Model for corrosion of metals covered with thin electrolyte layers: Pseudo-steady state diffusion of oxygen

Abstract

A one-dimensional mathematical model is presented for the free corrosion of a bare metal surface (devoid of any oxide film) under a thin electrolyte layer using mixed potential theory where anodic metal dissolution is controlled by oxygen diffusion through the electrolyte layer and by the oxygen reduction at the metal surface. A pseudo-steady state is considered wherein the oxygen diffusion is at steady state while the metal and hydroxyl ions keep accumulating in the thin electrolyte layer due to a decoupling arising from the assumed Tafel laws for corrosion kinetics. Under free corrosion the oxygen diffusion is shown to depend on a non-linear boundary condition with a non-integer power on oxygen concentration at the metal surface which makes the model non-trivial.
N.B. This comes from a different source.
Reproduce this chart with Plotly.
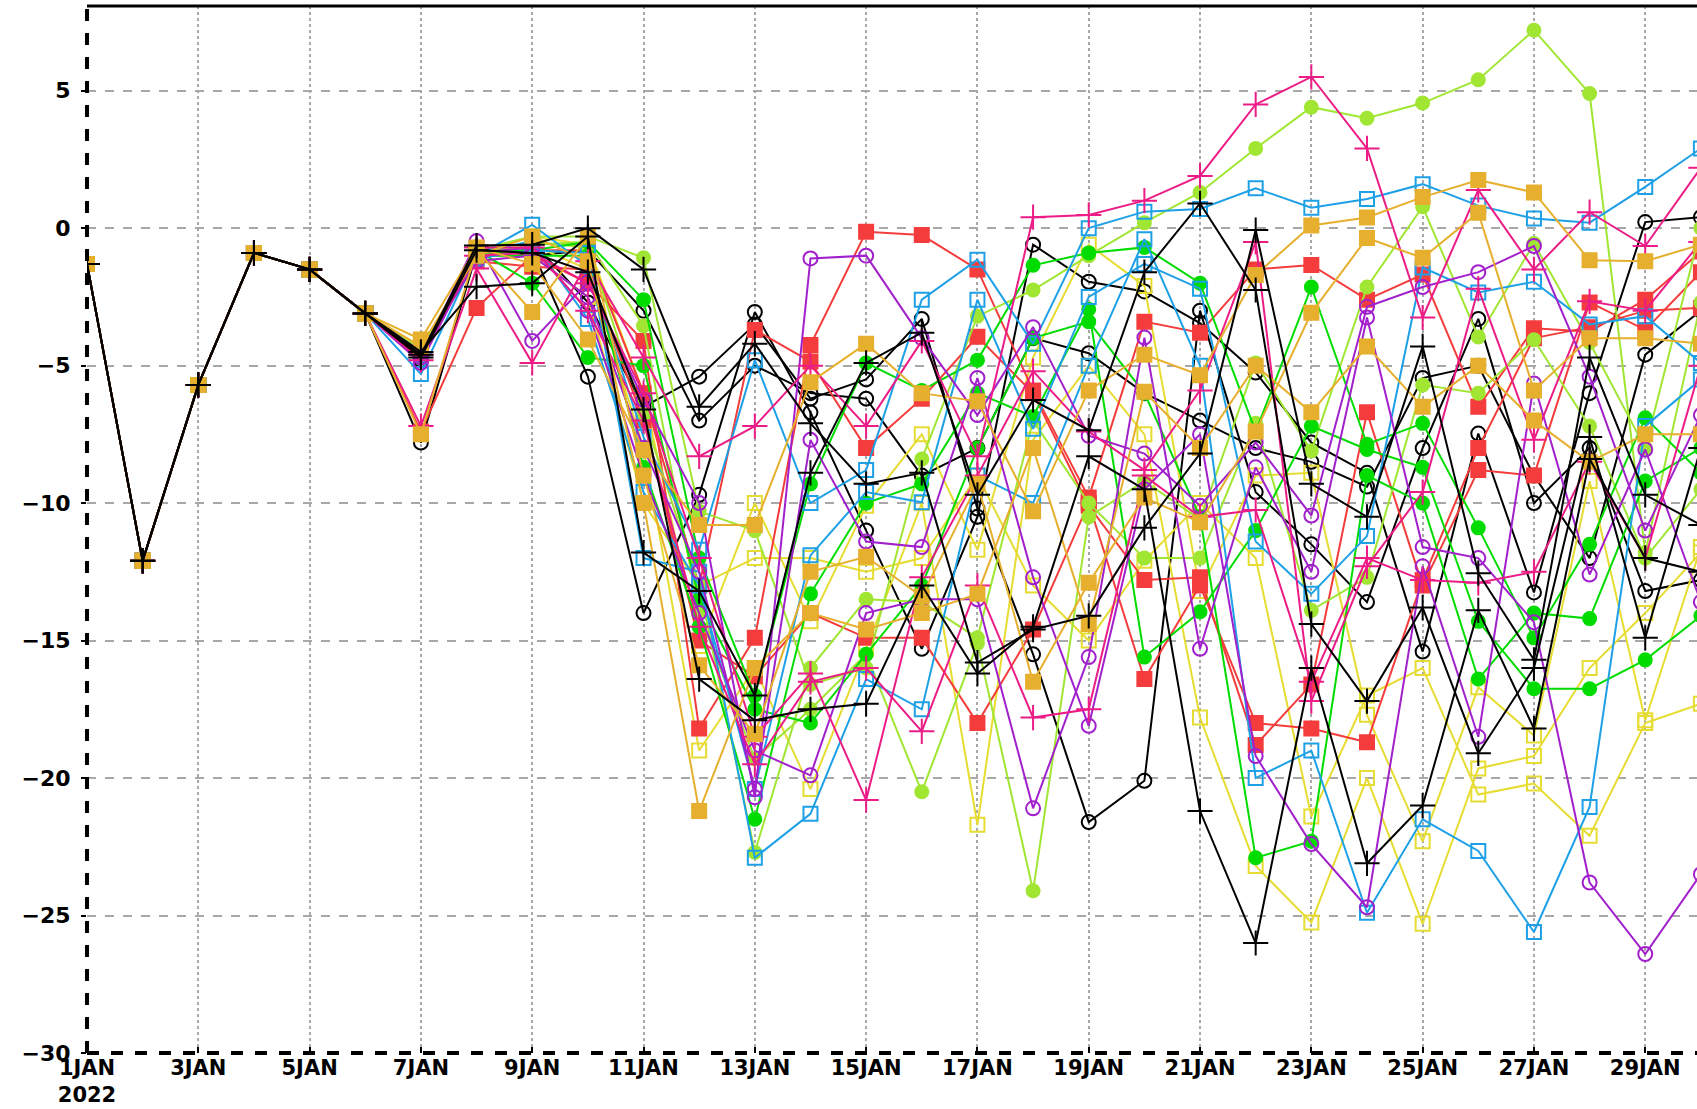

Analytical and numerical results for the oxygen concentration at the metal surface, corrosion potential, and corrosion current density are reported which depend on several kinetic, thermodynamic and transport parameters in the system. The model is applied to iron and zinc systems with input data taken from the literature. The experimental utility of the model for gathering thin-film corrosion parameters from a study of the corrosion current and potential as a function of the thickness of the electrolyte layer is discussed. Precipitation and passivity, though not the main object of study in this work, are briefly discussed.